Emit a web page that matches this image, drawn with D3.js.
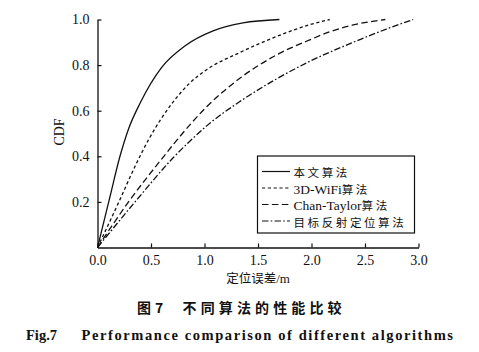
<!DOCTYPE html>
<html>
<head>
<meta charset="utf-8">
<script src="https://cdn.jsdelivr.net/npm/d3@7"></script>
<style>
  body { margin: 0; background: #fff; }
  svg { display: block; }
</style>
</head>
<body>
<svg id="chart"></svg>
<script>
var width = 479;
var height = 352;

// error (m) vs CDF
var ours = [[0,0],[0.11,0.21],[0.21,0.4],[0.29,0.52],[0.4,0.635],[0.6,0.79],[0.82,0.885],[1.08,0.95],[1.36,0.985],[1.7,1.0]];
var wifi3d = [[0,0],[0.2,0.2],[0.35,0.355],[0.48,0.475],[0.71,0.64],[0.86,0.72],[1.02,0.78],[1.33,0.855],[1.67,0.925],[1.99,0.978],[2.17,1.0]];
var chanTaylor = [[0,0],[0.29,0.2],[0.62,0.4],[0.74,0.47],[1.02,0.617],[1.33,0.742],[1.675,0.845],[1.99,0.912],[2.17,0.946],[2.39,0.976],[2.69,1.0]];
var targetRefl = [[0,0],[0.36,0.205],[0.71,0.395],[0.86,0.465],[1.05,0.545],[1.33,0.64],[1.675,0.74],[1.99,0.818],[2.39,0.9],[2.7,0.958],[2.95,1.0]];

var seriesNames = ["本文算法", "3D-WiFi算法", "Chan-Taylor算法", "目标反射定位算法"];
var xTicks = [0, 0.5, 1.0, 1.5, 2.0, 2.5, 3.0];
var yTicks = [0.2, 0.4, 0.6, 0.8, 1.0];

var dashes = ["none", "3.2,2.6", "6.5,3.4", "6.5,2.2,1.6,2.2"];
var allSeries = [ours, wifi3d, chanTaylor, targetRefl];

var svg = d3.select("#chart")
  .attr("width", width)
  .attr("height", height);

var x = d3.scaleLinear().domain([0, 3]).range([97.5, 418.5]);
var y = d3.scaleLinear().domain([0, 1]).range([247.5, 19.5]);

var serif = "Liberation Serif, DejaVu Serif, serif";
var cjkFont = "Noto Sans CJK SC, sans-serif";

// axes, ticks pointing inward
var xAxis = d3.axisBottom(x).tickValues(xTicks).tickFormat(d3.format(".1f"))
  .tickSizeInner(-4).tickSizeOuter(0).tickPadding(10);
var yAxis = d3.axisLeft(y).tickValues(yTicks).tickFormat(d3.format(".1f"))
  .tickSizeInner(-4).tickSizeOuter(0).tickPadding(8);

var gx = svg.append("g").attr("transform", "translate(0," + y(0) + ")").call(xAxis);
var gy = svg.append("g").attr("transform", "translate(" + x(0) + ",0)").call(yAxis);

[gx, gy].forEach(function(g) {
  g.attr("font-family", serif).attr("font-size", 14);
  g.select(".domain").attr("stroke", "#111").attr("stroke-width", 1.3);
  g.selectAll(".tick line").attr("stroke", "#111").attr("stroke-width", 1.2);
  g.selectAll(".tick text").attr("fill", "#111");
});
gx.selectAll(".tick text").attr("dy", "0.71em").attr("y", 8);

// curves
var line = d3.line()
  .x(function(d) { return x(d[0]); })
  .y(function(d) { return y(d[1]); })
  .curve(d3.curveMonotoneX);

svg.selectAll("path.series")
  .data(allSeries)
  .enter().append("path")
  .attr("class", "series")
  .attr("d", line)
  .attr("fill", "none")
  .attr("stroke", "#111")
  .attr("stroke-width", 1.3)
  .attr("stroke-dasharray", function(d, i) { return dashes[i]; });

// axis titles
svg.append("text")
  .attr("transform", "translate(64,132) rotate(-90)")
  .attr("text-anchor", "middle")
  .attr("font-family", serif)
  .attr("font-size", 14)
  .attr("fill", "#111")
  .text("CDF");

var xTitle = svg.append("text")
  .attr("x", 258)
  .attr("y", 283)
  .attr("text-anchor", "middle")
  .attr("fill", "#111");
xTitle.append("tspan").attr("font-family", cjkFont).attr("font-size", 12.5).text("定位误差");
xTitle.append("tspan").attr("font-family", serif).attr("font-size", 13).text("/m");

// legend
var legend = svg.append("g");
legend.append("rect")
  .attr("x", 257.5).attr("y", 156)
  .attr("width", 157).attr("height", 77)
  .attr("fill", "#fff")
  .attr("stroke", "#111")
  .attr("stroke-width", 1.2);

var rowY = [171.5, 188, 204.5, 221];
var items = legend.selectAll("g.item")
  .data(seriesNames)
  .enter().append("g")
  .attr("class", "item")
  .attr("transform", function(d, i) { return "translate(0," + rowY[i] + ")"; });

items.append("line")
  .attr("x1", 262).attr("x2", 290)
  .attr("stroke", "#111")
  .attr("stroke-width", 1.2)
  .attr("stroke-dasharray", function(d, i) { return dashes[i]; });

// latin part in serif, chinese part spaced out a little
items.append("text")
  .attr("x", 293.5)
  .attr("dy", "0.36em")
  .attr("fill", "#111")
  .each(function(d) {
    var t = d3.select(this);
    var m = d.match(/^([\x00-\x7f]*)(.*)$/);
    if (m[1]) {
      t.append("tspan").attr("font-family", serif).attr("font-size", 13.5).text(m[1]);
    }
    t.append("tspan").attr("font-family", cjkFont).attr("font-size", 11.5)
      .attr("letter-spacing", 2.6).text(m[2]);
  });

// captions
var capStyle = function(sel) {
  return sel.attr("font-family", cjkFont)
    .attr("font-size", 14)
    .attr("font-weight", "bold")
    .attr("fill", "#111");
};
svg.append("text").attr("x", 137).attr("y", 313).call(capStyle).text("图");
svg.append("text").attr("x", 155).attr("y", 313).call(capStyle).text("7");
svg.append("text")
  .attr("x", 182.5).attr("y", 313)
  .attr("textLength", 159)
  .attr("lengthAdjust", "spacing")
  .call(capStyle)
  .text("不同算法的性能比较");

svg.append("text")
  .attr("x", 26).attr("y", 340)
  .attr("font-family", serif)
  .attr("font-size", 14.5)
  .attr("font-weight", "bold")
  .attr("fill", "#111")
  .text("Fig.7");

svg.append("text")
  .attr("x", 81.5).attr("y", 340)
  .attr("textLength", 371.5)
  .attr("lengthAdjust", "spacing")
  .attr("font-family", serif)
  .attr("font-size", 14.5)
  .attr("font-weight", "bold")
  .attr("fill", "#111")
  .text("Performance comparison of different algorithms");
</script>
</body>
</html>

### Set exercise
Transcribe the material as is, with images omitted.

### Expected answer
Emit a web page that matches this image, drawn with D3.js.
<!DOCTYPE html>
<html>
<head>
<meta charset="utf-8">
<script src="https://cdn.jsdelivr.net/npm/d3@7"></script>
<style>
  body { margin: 0; background: #fff; }
  svg { display: block; }
</style>
</head>
<body>
<svg id="chart"></svg>
<script>
var width = 479;
var height = 352;

// error (m) vs CDF
var ours = [[0,0],[0.11,0.21],[0.21,0.4],[0.29,0.52],[0.4,0.635],[0.6,0.79],[0.82,0.885],[1.08,0.95],[1.36,0.985],[1.7,1.0]];
var wifi3d = [[0,0],[0.2,0.2],[0.35,0.355],[0.48,0.475],[0.71,0.64],[0.86,0.72],[1.02,0.78],[1.33,0.855],[1.67,0.925],[1.99,0.978],[2.17,1.0]];
var chanTaylor = [[0,0],[0.29,0.2],[0.62,0.4],[0.74,0.47],[1.02,0.617],[1.33,0.742],[1.675,0.845],[1.99,0.912],[2.17,0.946],[2.39,0.976],[2.69,1.0]];
var targetRefl = [[0,0],[0.36,0.205],[0.71,0.395],[0.86,0.465],[1.05,0.545],[1.33,0.64],[1.675,0.74],[1.99,0.818],[2.39,0.9],[2.7,0.958],[2.95,1.0]];

var seriesNames = ["本文算法", "3D-WiFi算法", "Chan-Taylor算法", "目标反射定位算法"];
var xTicks = [0, 0.5, 1.0, 1.5, 2.0, 2.5, 3.0];
var yTicks = [0.2, 0.4, 0.6, 0.8, 1.0];

var dashes = ["none", "3.2,2.6", "6.5,3.4", "6.5,2.2,1.6,2.2"];
var allSeries = [ours, wifi3d, chanTaylor, targetRefl];

var svg = d3.select("#chart")
  .attr("width", width)
  .attr("height", height);

var x = d3.scaleLinear().domain([0, 3]).range([97.5, 418.5]);
var y = d3.scaleLinear().domain([0, 1]).range([247.5, 19.5]);

var serif = "Liberation Serif, DejaVu Serif, serif";
var cjkFont = "Noto Sans CJK SC, sans-serif";

// axes, ticks pointing inward
var xAxis = d3.axisBottom(x).tickValues(xTicks).tickFormat(d3.format(".1f"))
  .tickSizeInner(-4).tickSizeOuter(0).tickPadding(10);
var yAxis = d3.axisLeft(y).tickValues(yTicks).tickFormat(d3.format(".1f"))
  .tickSizeInner(-4).tickSizeOuter(0).tickPadding(8);

var gx = svg.append("g").attr("transform", "translate(0," + y(0) + ")").call(xAxis);
var gy = svg.append("g").attr("transform", "translate(" + x(0) + ",0)").call(yAxis);

[gx, gy].forEach(function(g) {
  g.attr("font-family", serif).attr("font-size", 14);
  g.select(".domain").attr("stroke", "#111").attr("stroke-width", 1.3);
  g.selectAll(".tick line").attr("stroke", "#111").attr("stroke-width", 1.2);
  g.selectAll(".tick text").attr("fill", "#111");
});
gx.selectAll(".tick text").attr("dy", "0.71em").attr("y", 8);

// curves
var line = d3.line()
  .x(function(d) { return x(d[0]); })
  .y(function(d) { return y(d[1]); })
  .curve(d3.curveMonotoneX);

svg.selectAll("path.series")
  .data(allSeries)
  .enter().append("path")
  .attr("class", "series")
  .attr("d", line)
  .attr("fill", "none")
  .attr("stroke", "#111")
  .attr("stroke-width", 1.3)
  .attr("stroke-dasharray", function(d, i) { return dashes[i]; });

// axis titles
svg.append("text")
  .attr("transform", "translate(64,132) rotate(-90)")
  .attr("text-anchor", "middle")
  .attr("font-family", serif)
  .attr("font-size", 14)
  .attr("fill", "#111")
  .text("CDF");

var xTitle = svg.append("text")
  .attr("x", 258)
  .attr("y", 283)
  .attr("text-anchor", "middle")
  .attr("fill", "#111");
xTitle.append("tspan").attr("font-family", cjkFont).attr("font-size", 12.5).text("定位误差");
xTitle.append("tspan").attr("font-family", serif).attr("font-size", 13).text("/m");

// legend
var legend = svg.append("g");
legend.append("rect")
  .attr("x", 257.5).attr("y", 156)
  .attr("width", 157).attr("height", 77)
  .attr("fill", "#fff")
  .attr("stroke", "#111")
  .attr("stroke-width", 1.2);

var rowY = [171.5, 188, 204.5, 221];
var items = legend.selectAll("g.item")
  .data(seriesNames)
  .enter().append("g")
  .attr("class", "item")
  .attr("transform", function(d, i) { return "translate(0," + rowY[i] + ")"; });

items.append("line")
  .attr("x1", 262).attr("x2", 290)
  .attr("stroke", "#111")
  .attr("stroke-width", 1.2)
  .attr("stroke-dasharray", function(d, i) { return dashes[i]; });

// latin part in serif, chinese part spaced out a little
items.append("text")
  .attr("x", 293.5)
  .attr("dy", "0.36em")
  .attr("fill", "#111")
  .each(function(d) {
    var t = d3.select(this);
    var m = d.match(/^([\x00-\x7f]*)(.*)$/);
    if (m[1]) {
      t.append("tspan").attr("font-family", serif).attr("font-size", 13.5).text(m[1]);
    }
    t.append("tspan").attr("font-family", cjkFont).attr("font-size", 11.5)
      .attr("letter-spacing", 2.6).text(m[2]);
  });

// captions
var capStyle = function(sel) {
  return sel.attr("font-family", cjkFont)
    .attr("font-size", 14)
    .attr("font-weight", "bold")
    .attr("fill", "#111");
};
svg.append("text").attr("x", 137).attr("y", 313).call(capStyle).text("图");
svg.append("text").attr("x", 155).attr("y", 313).call(capStyle).text("7");
svg.append("text")
  .attr("x", 182.5).attr("y", 313)
  .attr("textLength", 159)
  .attr("lengthAdjust", "spacing")
  .call(capStyle)
  .text("不同算法的性能比较");

svg.append("text")
  .attr("x", 26).attr("y", 340)
  .attr("font-family", serif)
  .attr("font-size", 14.5)
  .attr("font-weight", "bold")
  .attr("fill", "#111")
  .text("Fig.7");

svg.append("text")
  .attr("x", 81.5).attr("y", 340)
  .attr("textLength", 371.5)
  .attr("lengthAdjust", "spacing")
  .attr("font-family", serif)
  .attr("font-size", 14.5)
  .attr("font-weight", "bold")
  .attr("fill", "#111")
  .text("Performance comparison of different algorithms");
</script>
</body>
</html>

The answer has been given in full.